## PROBLEM
In this exercise, return the whole listing exactly, excluding any images.
###
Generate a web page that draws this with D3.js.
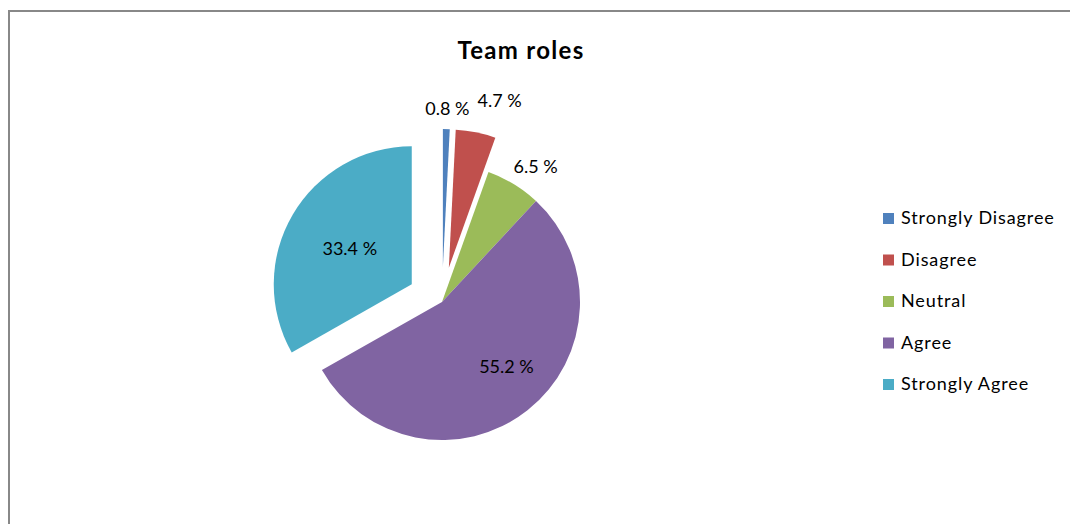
<!DOCTYPE html>
<html>
<head>
<meta charset="utf-8">
<script src="https://cdn.jsdelivr.net/npm/d3@7"></script>
<style>
  body { margin: 0; background: #fff; }
  text { font-family: Lato, "Open Sans", sans-serif; fill: #000; }
</style>
</head>
<body>
<div id="chart"></div>
<script>
// data
const categories = ["Strongly Disagree", "Disagree", "Neutral", "Agree", "Strongly Agree"];
const values = [0.8, 4.7, 6.5, 55.2, 33.4];
const colors = ["#4F81BD", "#C0504D", "#9BBB59", "#8064A2", "#4BACC6"];
const exploded = [true, true, false, false, true];

const width = 1070, height = 524;
const cx = 442, cy = 302, r = 138, explode = 35;

const svg = d3.select("#chart").append("svg")
    .attr("width", width)
    .attr("height", height);

// chart area border (only left + top are in view)
svg.append("rect")
    .attr("x", 9).attr("y", 11)
    .attr("width", width + 20).attr("height", height + 20)
    .attr("fill", "none")
    .attr("stroke", "#888")
    .attr("stroke-width", 2);

svg.append("text")
    .attr("x", 521).attr("y", 59)
    .attr("text-anchor", "middle")
    .style("font-size", "24px")
    .style("font-weight", "bold")
    .style("letter-spacing", "1.3px")
    .text("Team roles");

const pie = d3.pie().sort(null).value(d => d);
const arcs = pie(values);
const arc = d3.arc().innerRadius(0).outerRadius(r);

const midAngle = d => (d.startAngle + d.endAngle) / 2;

function offset(d, i) {
    const a = midAngle(d);
    const k = exploded[i] ? explode : 0;
    return [Math.sin(a) * k, -Math.cos(a) * k];
}

const g = svg.append("g").attr("transform", `translate(${cx},${cy})`);

g.selectAll("path")
    .data(arcs)
    .enter().append("path")
    .attr("transform", (d, i) => "translate(" + offset(d, i) + ")")
    .attr("d", arc)
    .attr("fill", (d, i) => colors[i]);

// labels: big slices inside, small ones just outside the arc
const labels = g.selectAll("text")
    .data(arcs)
    .enter().append("text")
    .attr("text-anchor", "middle")
    .attr("dy", "0.35em")
    .style("font-size", "18px")
    .text(d => d.value + " %");

let prev = null;
labels.each(function(d, i) {
    const a = midAngle(d);
    const o = offset(d, i);
    const w = this.getComputedTextLength();
    let x, y;
    if (d.value > 20) {
        const k = exploded[i] ? 0.52 : 0.66;
        x = o[0] + Math.sin(a) * r * k + (exploded[i] ? 0 : 8);
        y = o[1] - Math.cos(a) * r * k - (exploded[i] ? 0 : 7);
    } else {
        const R = r + 20;
        x = o[0] + Math.sin(a) * R + Math.sin(a) * w / 2;
        y = o[1] - Math.cos(a) * R;
        // push apart from the previous small label if they collide
        if (prev && Math.abs(prev.y - y) < 20 && x - w / 2 < prev.x + prev.w / 2 + 8) {
            x = prev.x + prev.w / 2 + 8 + w / 2;
            y -= 12;
        }
        prev = {x: x, y: y, w: w};
    }
    d3.select(this).attr("x", x).attr("y", y);
});

// legend
const legend = svg.append("g").attr("transform", "translate(883,224)");
const row = legend.selectAll("g")
    .data(categories)
    .enter().append("g")
    .attr("transform", (d, i) => `translate(0,${i * 41.5})`);

row.append("rect")
    .attr("x", 0).attr("y", -11)
    .attr("width", 11).attr("height", 11)
    .attr("fill", (d, i) => colors[i]);

row.append("text")
    .attr("x", 18)
    .style("font-size", "18px")
    .style("letter-spacing", "0.9px")
    .text(d => d);
</script>
</body>
</html>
###
## FINAL RESULT
Generate a web page that draws this with D3.js.
<!DOCTYPE html>
<html>
<head>
<meta charset="utf-8">
<script src="https://cdn.jsdelivr.net/npm/d3@7"></script>
<style>
  body { margin: 0; background: #fff; }
  text { font-family: Lato, "Open Sans", sans-serif; fill: #000; }
</style>
</head>
<body>
<div id="chart"></div>
<script>
// data
const categories = ["Strongly Disagree", "Disagree", "Neutral", "Agree", "Strongly Agree"];
const values = [0.8, 4.7, 6.5, 55.2, 33.4];
const colors = ["#4F81BD", "#C0504D", "#9BBB59", "#8064A2", "#4BACC6"];
const exploded = [true, true, false, false, true];

const width = 1070, height = 524;
const cx = 442, cy = 302, r = 138, explode = 35;

const svg = d3.select("#chart").append("svg")
    .attr("width", width)
    .attr("height", height);

// chart area border (only left + top are in view)
svg.append("rect")
    .attr("x", 9).attr("y", 11)
    .attr("width", width + 20).attr("height", height + 20)
    .attr("fill", "none")
    .attr("stroke", "#888")
    .attr("stroke-width", 2);

svg.append("text")
    .attr("x", 521).attr("y", 59)
    .attr("text-anchor", "middle")
    .style("font-size", "24px")
    .style("font-weight", "bold")
    .style("letter-spacing", "1.3px")
    .text("Team roles");

const pie = d3.pie().sort(null).value(d => d);
const arcs = pie(values);
const arc = d3.arc().innerRadius(0).outerRadius(r);

const midAngle = d => (d.startAngle + d.endAngle) / 2;

function offset(d, i) {
    const a = midAngle(d);
    const k = exploded[i] ? explode : 0;
    return [Math.sin(a) * k, -Math.cos(a) * k];
}

const g = svg.append("g").attr("transform", `translate(${cx},${cy})`);

g.selectAll("path")
    .data(arcs)
    .enter().append("path")
    .attr("transform", (d, i) => "translate(" + offset(d, i) + ")")
    .attr("d", arc)
    .attr("fill", (d, i) => colors[i]);

// labels: big slices inside, small ones just outside the arc
const labels = g.selectAll("text")
    .data(arcs)
    .enter().append("text")
    .attr("text-anchor", "middle")
    .attr("dy", "0.35em")
    .style("font-size", "18px")
    .text(d => d.value + " %");

let prev = null;
labels.each(function(d, i) {
    const a = midAngle(d);
    const o = offset(d, i);
    const w = this.getComputedTextLength();
    let x, y;
    if (d.value > 20) {
        const k = exploded[i] ? 0.52 : 0.66;
        x = o[0] + Math.sin(a) * r * k + (exploded[i] ? 0 : 8);
        y = o[1] - Math.cos(a) * r * k - (exploded[i] ? 0 : 7);
    } else {
        const R = r + 20;
        x = o[0] + Math.sin(a) * R + Math.sin(a) * w / 2;
        y = o[1] - Math.cos(a) * R;
        // push apart from the previous small label if they collide
        if (prev && Math.abs(prev.y - y) < 20 && x - w / 2 < prev.x + prev.w / 2 + 8) {
            x = prev.x + prev.w / 2 + 8 + w / 2;
            y -= 12;
        }
        prev = {x: x, y: y, w: w};
    }
    d3.select(this).attr("x", x).attr("y", y);
});

// legend
const legend = svg.append("g").attr("transform", "translate(883,224)");
const row = legend.selectAll("g")
    .data(categories)
    .enter().append("g")
    .attr("transform", (d, i) => `translate(0,${i * 41.5})`);

row.append("rect")
    .attr("x", 0).attr("y", -11)
    .attr("width", 11).attr("height", 11)
    .attr("fill", (d, i) => colors[i]);

row.append("text")
    .attr("x", 18)
    .style("font-size", "18px")
    .style("letter-spacing", "0.9px")
    .text(d => d);
</script>
</body>
</html>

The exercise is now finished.